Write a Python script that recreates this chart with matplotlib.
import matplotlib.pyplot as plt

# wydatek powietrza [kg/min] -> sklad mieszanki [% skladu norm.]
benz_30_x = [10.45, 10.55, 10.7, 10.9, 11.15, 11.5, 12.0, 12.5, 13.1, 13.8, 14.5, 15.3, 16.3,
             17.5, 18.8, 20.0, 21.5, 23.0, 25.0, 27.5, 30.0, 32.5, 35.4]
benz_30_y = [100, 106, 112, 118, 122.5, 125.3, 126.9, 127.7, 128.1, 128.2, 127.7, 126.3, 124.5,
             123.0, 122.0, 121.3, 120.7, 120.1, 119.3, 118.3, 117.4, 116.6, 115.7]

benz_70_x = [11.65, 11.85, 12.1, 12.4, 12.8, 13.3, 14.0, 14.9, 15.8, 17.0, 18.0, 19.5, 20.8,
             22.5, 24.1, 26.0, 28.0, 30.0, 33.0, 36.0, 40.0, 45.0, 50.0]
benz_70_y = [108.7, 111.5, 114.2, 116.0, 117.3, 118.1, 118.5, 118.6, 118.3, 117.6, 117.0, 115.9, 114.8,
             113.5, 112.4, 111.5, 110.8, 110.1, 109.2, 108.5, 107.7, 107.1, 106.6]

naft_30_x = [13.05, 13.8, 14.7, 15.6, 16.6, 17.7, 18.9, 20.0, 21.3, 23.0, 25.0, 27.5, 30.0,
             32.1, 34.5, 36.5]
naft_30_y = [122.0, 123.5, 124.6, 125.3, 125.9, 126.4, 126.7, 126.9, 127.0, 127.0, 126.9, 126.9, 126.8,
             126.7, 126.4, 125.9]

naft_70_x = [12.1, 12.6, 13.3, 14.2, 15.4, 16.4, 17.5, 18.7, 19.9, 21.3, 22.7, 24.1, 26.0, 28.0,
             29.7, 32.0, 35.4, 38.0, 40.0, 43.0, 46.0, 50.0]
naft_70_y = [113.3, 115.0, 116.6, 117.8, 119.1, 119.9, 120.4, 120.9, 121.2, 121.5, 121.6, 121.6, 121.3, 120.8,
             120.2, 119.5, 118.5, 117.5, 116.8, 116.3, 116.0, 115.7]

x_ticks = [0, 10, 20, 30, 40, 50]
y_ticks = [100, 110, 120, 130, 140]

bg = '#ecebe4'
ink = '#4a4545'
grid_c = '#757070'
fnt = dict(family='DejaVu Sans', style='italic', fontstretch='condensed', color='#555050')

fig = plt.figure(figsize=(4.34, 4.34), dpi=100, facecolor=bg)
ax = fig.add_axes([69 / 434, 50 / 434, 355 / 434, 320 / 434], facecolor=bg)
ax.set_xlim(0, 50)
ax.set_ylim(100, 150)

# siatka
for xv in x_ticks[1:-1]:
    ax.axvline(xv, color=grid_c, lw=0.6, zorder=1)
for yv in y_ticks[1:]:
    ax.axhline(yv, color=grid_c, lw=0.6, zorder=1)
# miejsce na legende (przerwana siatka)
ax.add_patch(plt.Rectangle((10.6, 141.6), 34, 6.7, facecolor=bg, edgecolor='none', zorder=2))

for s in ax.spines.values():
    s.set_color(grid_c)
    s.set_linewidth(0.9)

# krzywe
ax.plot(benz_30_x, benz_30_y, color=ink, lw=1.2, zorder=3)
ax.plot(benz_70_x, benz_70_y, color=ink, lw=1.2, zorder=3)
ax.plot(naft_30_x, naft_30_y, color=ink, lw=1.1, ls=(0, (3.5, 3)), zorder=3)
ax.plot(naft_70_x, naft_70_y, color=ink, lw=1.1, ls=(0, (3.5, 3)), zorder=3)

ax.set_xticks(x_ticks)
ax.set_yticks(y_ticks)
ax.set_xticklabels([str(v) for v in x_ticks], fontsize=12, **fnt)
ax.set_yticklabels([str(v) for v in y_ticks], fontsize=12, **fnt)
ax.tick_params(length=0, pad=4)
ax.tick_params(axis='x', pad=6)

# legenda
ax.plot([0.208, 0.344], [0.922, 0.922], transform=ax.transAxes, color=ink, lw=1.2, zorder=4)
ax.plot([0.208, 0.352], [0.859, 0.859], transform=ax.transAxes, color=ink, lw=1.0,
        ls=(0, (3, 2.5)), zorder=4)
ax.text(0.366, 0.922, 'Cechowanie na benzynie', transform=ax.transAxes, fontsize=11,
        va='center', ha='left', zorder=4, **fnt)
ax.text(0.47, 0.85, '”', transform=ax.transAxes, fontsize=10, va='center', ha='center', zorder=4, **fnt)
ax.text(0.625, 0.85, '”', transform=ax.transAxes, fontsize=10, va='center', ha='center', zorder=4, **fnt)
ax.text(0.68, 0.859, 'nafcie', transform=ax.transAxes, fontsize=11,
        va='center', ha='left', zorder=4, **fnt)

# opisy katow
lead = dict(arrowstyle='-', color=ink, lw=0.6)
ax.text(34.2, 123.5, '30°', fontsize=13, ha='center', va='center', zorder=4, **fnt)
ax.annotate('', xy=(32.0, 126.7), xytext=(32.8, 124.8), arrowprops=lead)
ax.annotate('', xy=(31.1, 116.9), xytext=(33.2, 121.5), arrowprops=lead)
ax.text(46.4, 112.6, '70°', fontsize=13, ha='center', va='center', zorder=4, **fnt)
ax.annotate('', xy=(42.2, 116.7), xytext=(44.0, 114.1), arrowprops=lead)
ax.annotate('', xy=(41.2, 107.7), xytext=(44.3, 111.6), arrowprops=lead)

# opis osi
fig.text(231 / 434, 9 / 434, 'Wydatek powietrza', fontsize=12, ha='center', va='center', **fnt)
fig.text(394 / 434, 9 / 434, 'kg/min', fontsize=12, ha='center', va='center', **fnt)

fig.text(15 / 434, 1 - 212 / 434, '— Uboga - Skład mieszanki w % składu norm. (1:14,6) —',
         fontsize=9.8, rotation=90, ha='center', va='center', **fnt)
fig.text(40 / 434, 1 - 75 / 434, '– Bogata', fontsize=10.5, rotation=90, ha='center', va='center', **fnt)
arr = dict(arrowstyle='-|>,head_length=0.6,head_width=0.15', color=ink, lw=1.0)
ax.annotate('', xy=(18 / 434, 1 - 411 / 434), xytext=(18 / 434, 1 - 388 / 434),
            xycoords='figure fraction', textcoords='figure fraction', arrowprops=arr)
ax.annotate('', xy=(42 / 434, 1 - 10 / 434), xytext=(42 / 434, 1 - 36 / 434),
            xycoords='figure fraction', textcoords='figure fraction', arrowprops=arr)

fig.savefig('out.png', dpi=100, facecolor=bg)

━━━

DIRECTION:
Looking at the material above, please copy exactly every line from its first line through the line containing "126.7, 126.4, 125.9]", with both ends included and nothing else.

RESULT:
Write a Python script that recreates this chart with matplotlib.
import matplotlib.pyplot as plt

# wydatek powietrza [kg/min] -> sklad mieszanki [% skladu norm.]
benz_30_x = [10.45, 10.55, 10.7, 10.9, 11.15, 11.5, 12.0, 12.5, 13.1, 13.8, 14.5, 15.3, 16.3,
             17.5, 18.8, 20.0, 21.5, 23.0, 25.0, 27.5, 30.0, 32.5, 35.4]
benz_30_y = [100, 106, 112, 118, 122.5, 125.3, 126.9, 127.7, 128.1, 128.2, 127.7, 126.3, 124.5,
             123.0, 122.0, 121.3, 120.7, 120.1, 119.3, 118.3, 117.4, 116.6, 115.7]

benz_70_x = [11.65, 11.85, 12.1, 12.4, 12.8, 13.3, 14.0, 14.9, 15.8, 17.0, 18.0, 19.5, 20.8,
             22.5, 24.1, 26.0, 28.0, 30.0, 33.0, 36.0, 40.0, 45.0, 50.0]
benz_70_y = [108.7, 111.5, 114.2, 116.0, 117.3, 118.1, 118.5, 118.6, 118.3, 117.6, 117.0, 115.9, 114.8,
             113.5, 112.4, 111.5, 110.8, 110.1, 109.2, 108.5, 107.7, 107.1, 106.6]

naft_30_x = [13.05, 13.8, 14.7, 15.6, 16.6, 17.7, 18.9, 20.0, 21.3, 23.0, 25.0, 27.5, 30.0,
             32.1, 34.5, 36.5]
naft_30_y = [122.0, 123.5, 124.6, 125.3, 125.9, 126.4, 126.7, 126.9, 127.0, 127.0, 126.9, 126.9, 126.8,
             126.7, 126.4, 125.9]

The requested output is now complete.